On Wednesday, October 22, Gramm and Lieberman, accompanied by more than 35 society leaders, held a joint press conference in the Mansfield Room of the Capitol to unveil the bill and the statement.
But Washington is a town that leaks like a sieve. So, for the cognoscente, neither the bill nor the statement contained any surprises. However, the press conference was anything but anti-climactic. As Bromley, American Chemical Society Past-President Ron Breslow and American Society of Mechanical Engineers President-Elect Winfred Phillips all noted, the event was seminal. Never before had the leaders of professional societies representing the majority of the nation's scientists, engineers and mathematicians joined in such a public statement of concern for the future of the American science and technology.
And in their prepared remarks, Gramm and Lieberman both made it clear that they were dead serious about having Congress pass S. 1035, putting to rest all speculation that the legislation was merely a posturing exercise. Gramm pledged that they would have 51 co-sponsors signed on before the bill is taken up by the Labor and Human Resources Committee next spring.
But what really caused a buzz in the packed room was the unexpected presence of Senate Budget Committee Chairman Pete V. Domenici (R-N.M.). The powerful New Mexico legislator, who also chairs the Senate Energy and Water Development Appropriations Subcommittee, had decided to become an original co-sponsor of the bill only hours before. And his fellow New Mexican, Senator Jeff Bingaman (D-N.M.), also a strong supporter of science, joined as well.
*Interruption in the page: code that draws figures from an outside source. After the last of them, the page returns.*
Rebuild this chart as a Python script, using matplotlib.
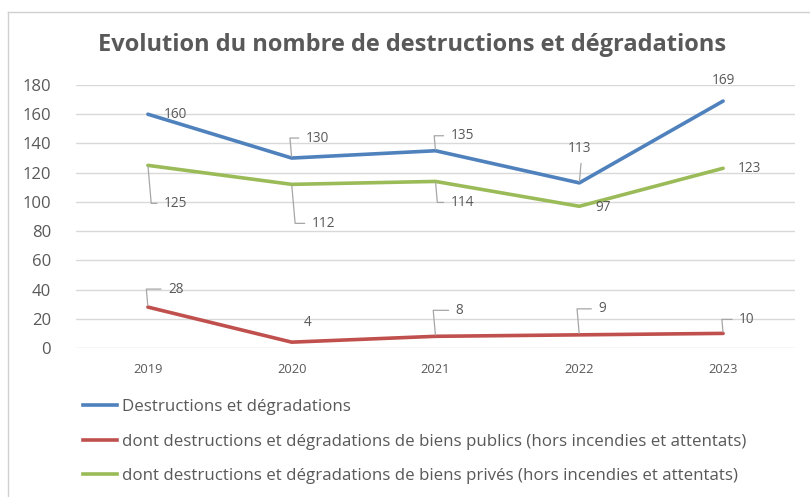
import matplotlib
matplotlib.use('Agg')
import matplotlib.pyplot as plt
from matplotlib.lines import Line2D

# data
years = ['2019', '2020', '2021', '2022', '2023']
total = [160, 130, 135, 113, 169]
publics = [28, 4, 8, 9, 10]
prives = [125, 112, 114, 97, 123]

labels = ['Destructions et dégradations',
          'dont destructions et dégradations de biens publics (hors incendies et attentats)',
          'dont destructions et dégradations de biens privés (hors incendies et attentats)']
colors = ['#4F81BD', '#C0504D', '#9BBB59']

# label offsets in pixels (dx, dy, leader?)
total_off = [(16, 0, False), (14, 20, True), (15, 15, True), (0, 34, 'up'), (0, 21, 'c')]
publics_off = [(20, 18, True), (12, 20, False), (20, 26, True), (19, 26, True), (16, 14, True)]
prives_off = [(16, -38, True), (20, -39, True), (15, -21, True), (16, -1, False), (15, 0, False)]

plt.rcParams['font.family'] = ['Open Sans', 'DejaVu Sans']
TXT = '#595959'
LEAD = '#A6A6A6'
LBL = 9.8

fig = plt.figure(figsize=(8.1, 4.97), dpi=100)
ax = fig.add_axes([76/810, 149/497, 719/810, 263/497])

x = list(range(len(years)))
series = [total, publics, prives]
offsets = [total_off, publics_off, prives_off]
for vals, col in zip(series, colors):
    ax.plot(x, vals, color=col, lw=2.6, solid_capstyle='round', zorder=3)

for vals, offs in zip(series, offsets):
    for xi, v, (dx, dy, lead) in zip(x, vals, offs):
        if lead is True:
            ax.annotate(str(v), xy=(xi, v), xytext=(dx, dy), textcoords='offset pixels',
                        ha='left', va='center', fontsize=LBL, color=TXT, zorder=4,
                        arrowprops=dict(arrowstyle='-', color=LEAD, lw=0.9,
                                        relpos=(0, 0.5), shrinkA=3, shrinkB=1,
                                        connectionstyle='angle,angleA=0,angleB=95,rad=0'))
        elif lead == 'up':
            ax.annotate(str(v), xy=(xi, v), xytext=(dx, dy), textcoords='offset pixels',
                        ha='center', va='center', fontsize=LBL, color=TXT, zorder=4,
                        arrowprops=dict(arrowstyle='-', color=LEAD, lw=0.9,
                                        relpos=(0.6, 0), shrinkA=3, shrinkB=1))
        elif lead == 'c':
            ax.annotate(str(v), xy=(xi, v), xytext=(dx, dy), textcoords='offset pixels',
                        ha='center', va='center', fontsize=LBL, color=TXT, zorder=4)
        else:
            ax.annotate(str(v), xy=(xi, v), xytext=(dx, dy), textcoords='offset pixels',
                        ha='left', va='center', fontsize=LBL, color=TXT, zorder=4)

ax.set_xlim(-0.5, len(years) - 0.5)
ax.set_ylim(0, 180)
ax.set_yticks(range(0, 181, 20))
ax.set_xticks(x)
ax.set_xticklabels(years)
ax.grid(axis='y', color='#D9D9D9', lw=1)
ax.set_axisbelow(True)
for s in ax.spines.values():
    s.set_visible(False)
ax.tick_params(axis='y', length=0, labelsize=12, labelcolor=TXT, pad=18)
ax.tick_params(axis='x', length=0, labelsize=9.3, labelcolor=TXT, pad=11)

fig.text(412/810, 1 - 45/497, 'Evolution du nombre de destructions et dégradations',
         ha='center', va='center', fontsize=17, fontweight='bold', color=TXT)

handles = [Line2D([0], [0], color=c, lw=2.6) for c in colors]
fig.legend(handles, labels, loc='upper left', bbox_to_anchor=(83/810, 1 - 399/497),
           frameon=False, fontsize=12.2, labelcolor=TXT, handlelength=2.0,
           handletextpad=0.3, labelspacing=1.1, borderaxespad=0, borderpad=0)

# chart frame (left and top edges visible)
fig.add_artist(Line2D([8/810, 8/810], [0, 1 - 12/497], color='#D0D0D0', lw=1))
fig.add_artist(Line2D([8/810, 1], [1 - 12/497, 1 - 12/497], color='#D0D0D0', lw=1))

fig.savefig('out.png', dpi=100)
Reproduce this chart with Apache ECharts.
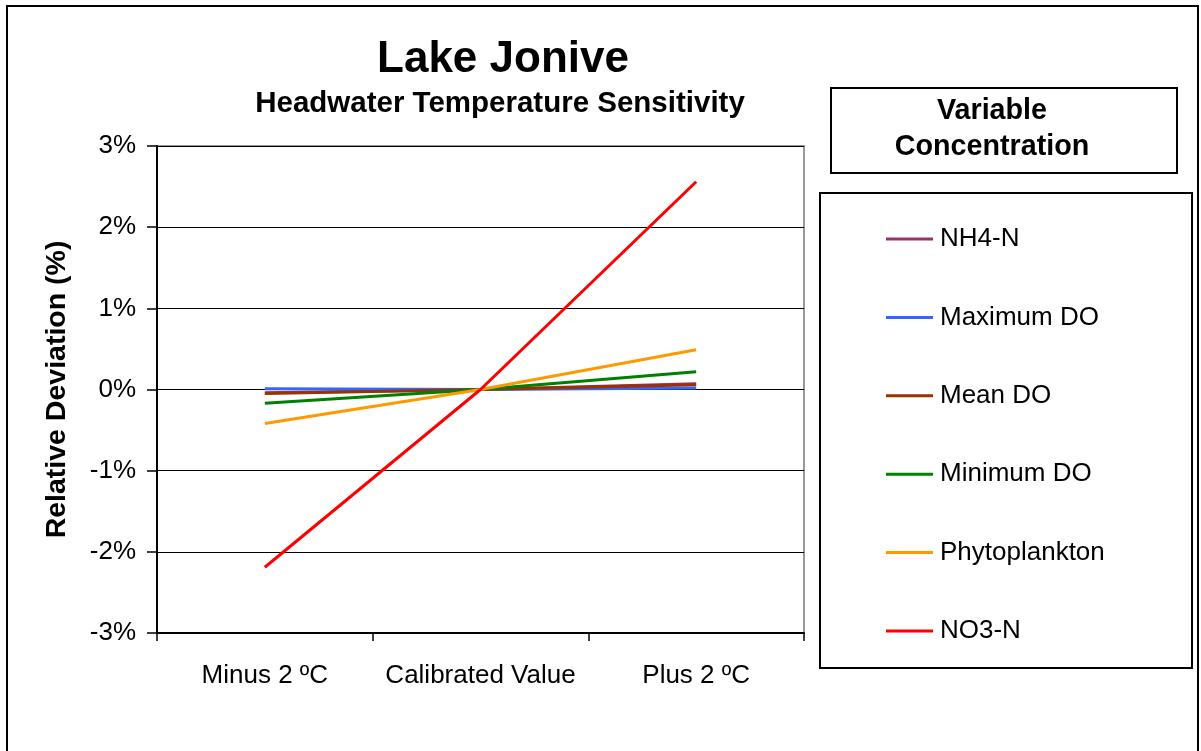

Domenici, well known for his strong support of science, echoed Gramm's sentiments when he stated it was important for Congress to get its priorities right for the future. And those priorities, he asserted, were laid out in "The National Research Investment Act of 1998."
Unfortunately, reports received from the White House only a few days before the Capitol Hill press conference took place suggested that President Clinton was not fully comfortable with the legislation. As one senior official put it, "Those numbers are wildly out of line with our present thinking."
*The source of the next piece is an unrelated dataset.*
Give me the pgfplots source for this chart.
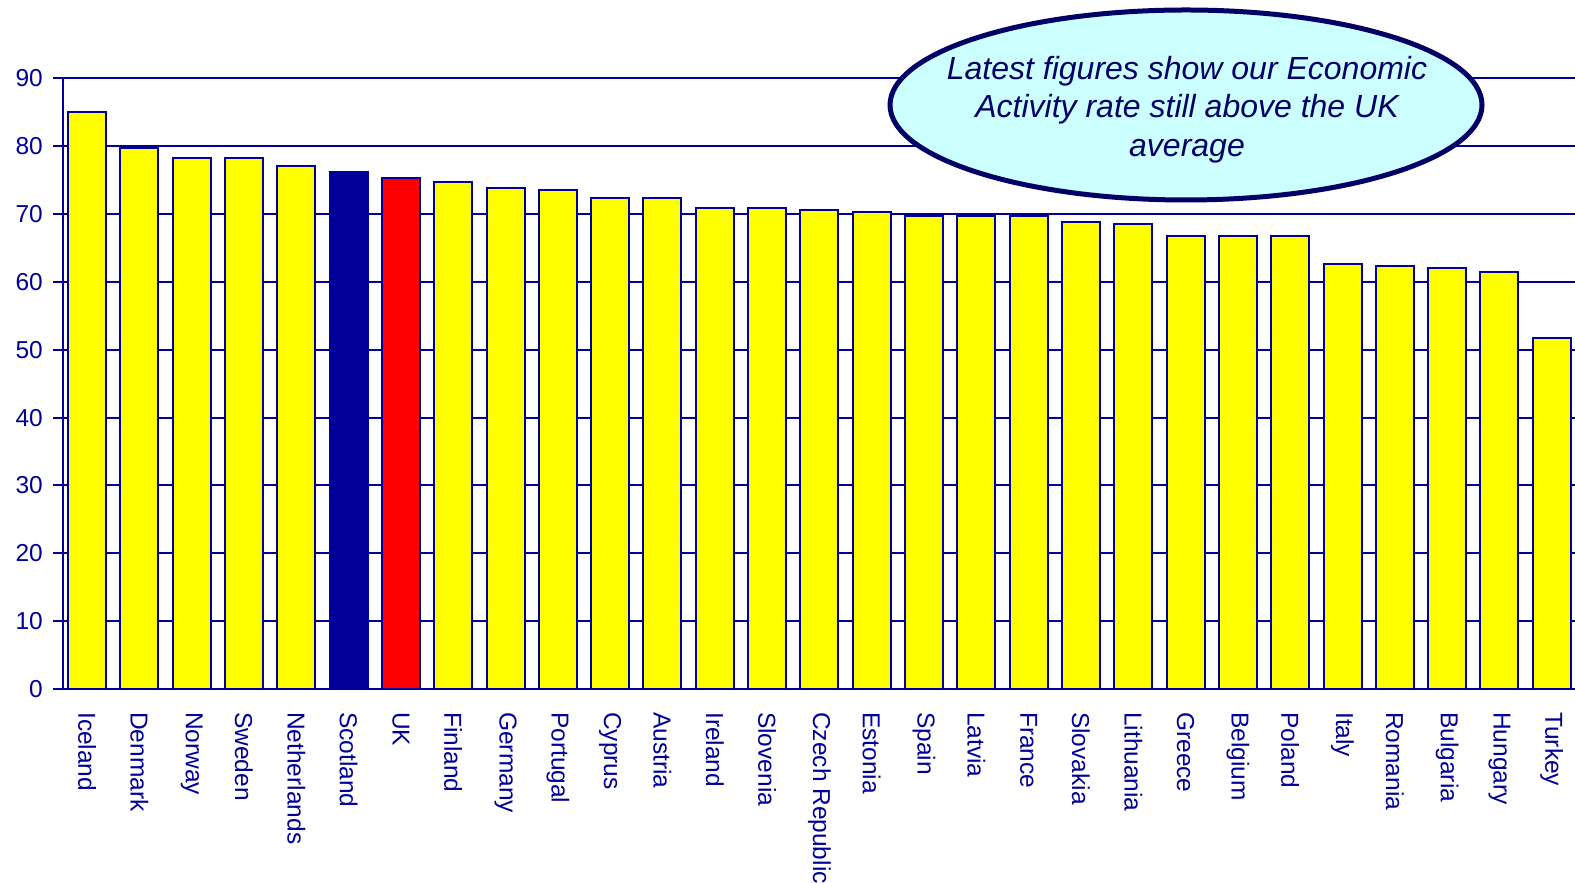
\documentclass[border=0pt]{standalone}
\usepackage{pgfplots}
\pgfplotsset{compat=1.18}
\usepackage{fontspec}
\setmainfont{Liberation Sans}
\definecolor{navy}{RGB}{0,0,153}
\definecolor{dnavy}{RGB}{0,0,102}
\definecolor{barY}{RGB}{255,255,0}
\definecolor{barR}{RGB}{255,0,0}
\definecolor{bubble}{RGB}{204,255,255}
\begin{document}
\begin{tikzpicture}[x=1bp,y=1bp]
\useasboundingbox (0,0) rectangle (1575,882);
\clip (0,0) rectangle (1575,882);
\begin{axis}[
  at={(63bp,193bp)}, anchor=south west,
  scale only axis, width=1517bp, height=610.6bp,
  xmin=-0.46, xmax=28.54, ymin=0, ymax=90,
  axis x line*=bottom, axis y line*=left,
  axis line style={draw=navy, line width=2.4bp},
  ytick={0,10,...,90},
  ymajorgrids, grid style={draw=navy, line width=2bp},
  tick align=outside,
  major tick length=10bp,
  major y tick style={draw=navy, line width=2bp},
  major x tick style={draw=none},
  xtick={0,...,28},
  xticklabels={Iceland,Denmark,Norway,Sweden,Netherlands,Scotland,UK,Finland,Germany,Portugal,Cyprus,Austria,Ireland,Slovenia,Czech Republic,Estonia,Spain,Latvia,France,Slovakia,Lithuania,Greece,Belgium,Poland,Italy,Romania,Bulgaria,Hungary,Turkey},
  xticklabel style={rotate=-90, anchor=west, inner sep=0pt, font=\fontsize{24.5bp}{28bp}\selectfont, text=navy},
  xticklabel shift=13bp,
  yticklabel style={anchor=east, inner sep=0pt, xshift=-10bp, font=\fontsize{24.5bp}{28bp}\selectfont, text=navy},
  /pgf/number format/assume math mode=true,
  ybar, bar width=38bp, bar shift=0pt,
  clip=false,
]
\addplot[fill=barY, draw=navy, line width=2bp] coordinates {
(0,85.0) (1,79.7) (2,78.2) (3,78.2) (4,77.1)
(7,74.7) (8,73.8) (9,73.5) (10,72.4) (11,72.4) (12,70.9) (13,70.9) (14,70.6) (15,70.3)
(16,69.7) (17,69.7) (18,69.7) (19,68.9) (20,68.5) (21,66.8) (22,66.8) (23,66.8)
(24,62.7) (25,62.4) (26,62.1) (27,61.5) (28,51.8)
};
\addplot[fill=navy, draw=navy, line width=2bp] coordinates {(5,76.2)};
\addplot[fill=barR, draw=navy, line width=2bp] coordinates {(6,75.3)};
\end{axis}
\draw[draw=dnavy, fill=bubble, line width=5bp] (1186,777) ellipse [x radius=296, y radius=95];
\node[align=center, text=dnavy, font=\fontsize{32bp}{38.3bp}\selectfont\itshape, inner sep=0pt] at (1187,772.5)
  {Latest figures show our Economic\\Activity rate still above the UK\\average};
\end{tikzpicture}
\end{document}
White House thinking, according to other sources, is a freeze at fiscal year 1998 levels for at least the next several years. Readers may recall, however, that last year the White House floated similar budget plans in October. But by February, when the President delivered his budget message to Congress, his proposals included modest increases for R&D investments.
The change in President Clinton's attitude occurred, at least in part, because the science community had taken the trouble to speak out. With a congressional initiative in the making and with more than 3 million scientists, engineers and mathematicians flexing their collective muscles, White House watchers are betting that the President once again will turn his positive rhetoric on science into budgetary action.